Personal information
- Born: 29 February 1976 (age 50) Bangalore, India
- Height: 175 cm (5 ft 9 in) (2014)
- Weight: 82 kg (181 lb) (2014)

Sport
- Country: India
- Sport: Shooting
- Events: 10 metre air pistol 50 metre pistol

Medal record
Men's shooting
Representing India
ISSF World Cup
| Bronze medal – third place | 2013 Changwon | 10 m air pistol |
Commonwealth Games
| Silver medal – second place | 2014 Glasgow | 10 m air pistol |
Asian Games
| Bronze medal – third place | 2014 Incheon | 10 m air pistol team |
Commonwealth Championships
| Gold medal – first place | 2017 Brisbane | 50 m pistol |

= Prakash Nanjappa =

Indian sport shooter born on a leap day

Prakash Nanjappa (born 29 February 1976), also known as P N Prakash (Papanna Nanjappa Prakash), is an Indian shooter who competes in the 10 metre air pistol and 50 metre pistol events. He was the only Indian to win a medal in the 2013 ISSF World Cup, when he won bronze with a very minor difference between the second place in 10 metre air pistol event in Changwon, South Korea. In the same event, he won the silver medal at the 2014 Commonwealth Games in Glasgow.

==Early life==
Prakash Nanjappa was born on 29 February 1976 in Bangalore to P. N. Papanna, an international-level shooter. He started shooting in 1999, though motorbike rallies was his primary interest. In 2003, he moved to Canada and worked as a software engineer till 2009, when, on his father's insistence, he quit the job and moved back to India and took up the sport again.

==Career==
Nanjappa won a bronze medal in the 2013 ISSF World Cup in Changwon, South Korea, in the 10 metre air pistol event having scored 180.2 points in the final. In the same year, he suffered from a paralytic attack in the right side of his face, during the World Cup in Granada. Following his recovery, in October 2013, Nanjappa won the silver medal in the 50 metre pistol event in the Asian air gun championship in Tehran.

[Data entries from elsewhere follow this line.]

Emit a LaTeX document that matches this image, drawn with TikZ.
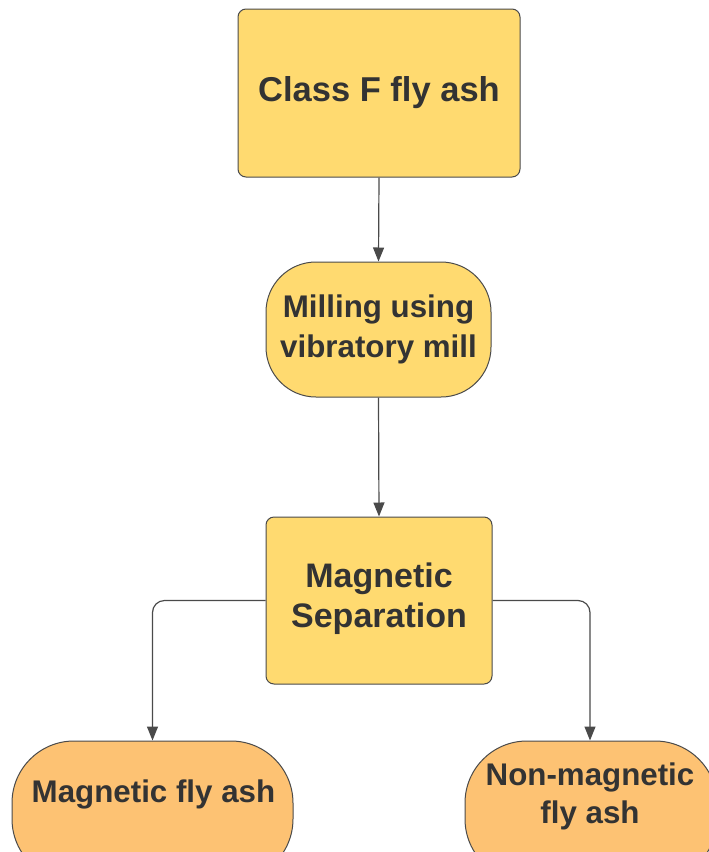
\documentclass[tikz,border=0pt]{standalone}
\usepackage{fontspec}
\setmainfont{Liberation Sans}
\usetikzlibrary{arrows.meta}
\definecolor{boxyellow}{HTML}{FFDA70}
\definecolor{boxorange}{HTML}{FDC273}
\definecolor{edgegray}{HTML}{4A4A4A}
\definecolor{txt}{HTML}{333333}
\begin{document}
\begin{tikzpicture}[x=1pt,y=-1pt,
  base/.style={draw=edgegray,line width=1pt,text=txt,font=\bfseries\fontsize{31}{40}\selectfont,align=center,inner sep=0pt},
  sqbox/.style={base,fill=boxyellow,rounded corners=8pt},
  pill/.style={base,fill=boxyellow,rounded corners=50pt},
  outpill/.style={base,fill=boxorange,rounded corners=62pt},
  lbl/.style={text=txt,font=\bfseries\fontsize{31.3}{38}\selectfont,align=center,inner sep=0pt},
  conn/.style={draw=edgegray,line width=1.2pt,rounded corners=12pt,-{Triangle[length=14pt,width=11pt]}}
]
\useasboundingbox (0,0) rectangle (709,852);
\clip (0,0) rectangle (709,852);
\node[sqbox,minimum width=282pt,minimum height=168pt,font=\bfseries\fontsize{34.5}{40}\selectfont] (a) at (379,93) {Class F fly ash};
\node[pill,minimum width=225pt,minimum height=135pt,font=\bfseries\fontsize{31.3}{40}\selectfont] (b) at (378.5,329.5) {Milling using\\vibratory mill};
\node[sqbox,minimum width=226pt,minimum height=167pt] (c) at (379,600.5) {};
\node[lbl,font=\bfseries\fontsize{34}{40}\selectfont] (ct) at (379,598.5) {Magnetic\\Separation};
\node[outpill,minimum width=281pt,minimum height=140pt] (d) at (152.5,811) {};
\node[outpill,minimum width=252pt,minimum height=140pt] (e) at (591,811) {};
\node[lbl] (dt) at (153.5,794) {Magnetic fly ash};
\node[lbl] (et) at (590,796) {Non-magnetic\\fly ash};
\draw[conn] (a.south) -- (b.north);
\draw[conn] (b.south) -- (c.north);
\draw[conn] (c.west) -| (d.north);
\draw[conn] (c.east) -| ([xshift=-1pt]e.north);
\end{tikzpicture}
\end{document}
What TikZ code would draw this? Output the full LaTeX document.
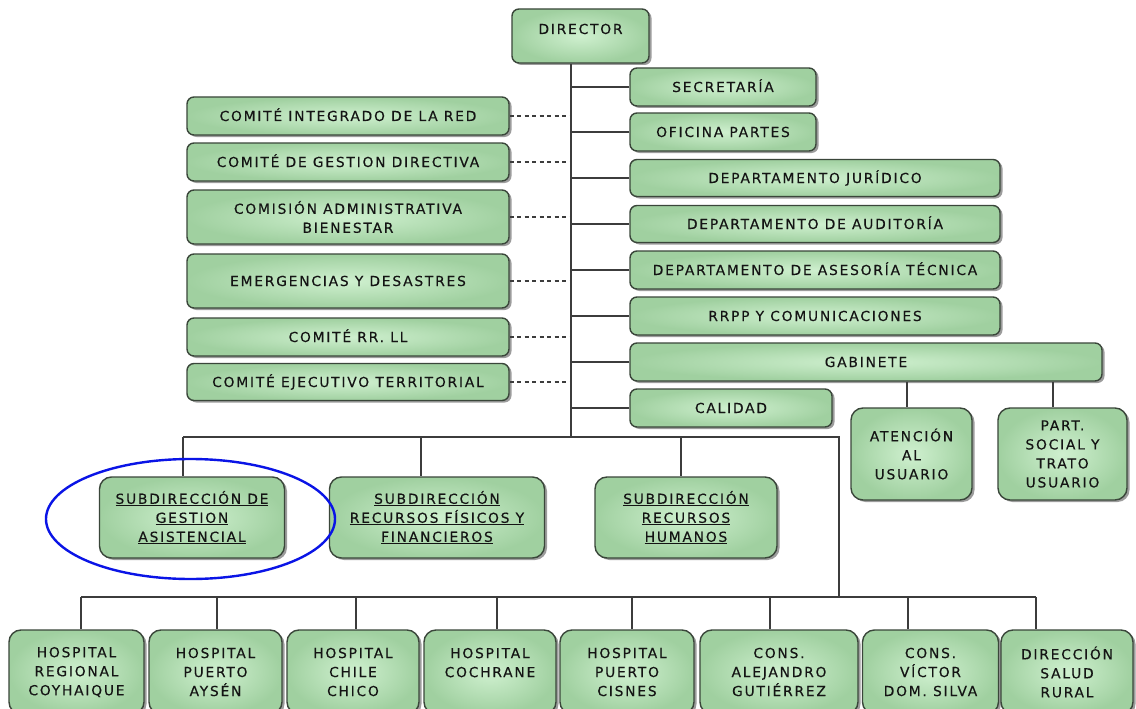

In the 2014 Commonwealth Games in Glasgow, Nanjappa won the silver medal in the 10 m air pistol event, having scored 198.2 points in the final. Earlier, he had topped the qualification round by scoring 580 points.

Nanjappa qualified for the 2016 Rio Olympics in Men's 50 metres Pistol event, where he finished 25th in the qualification round.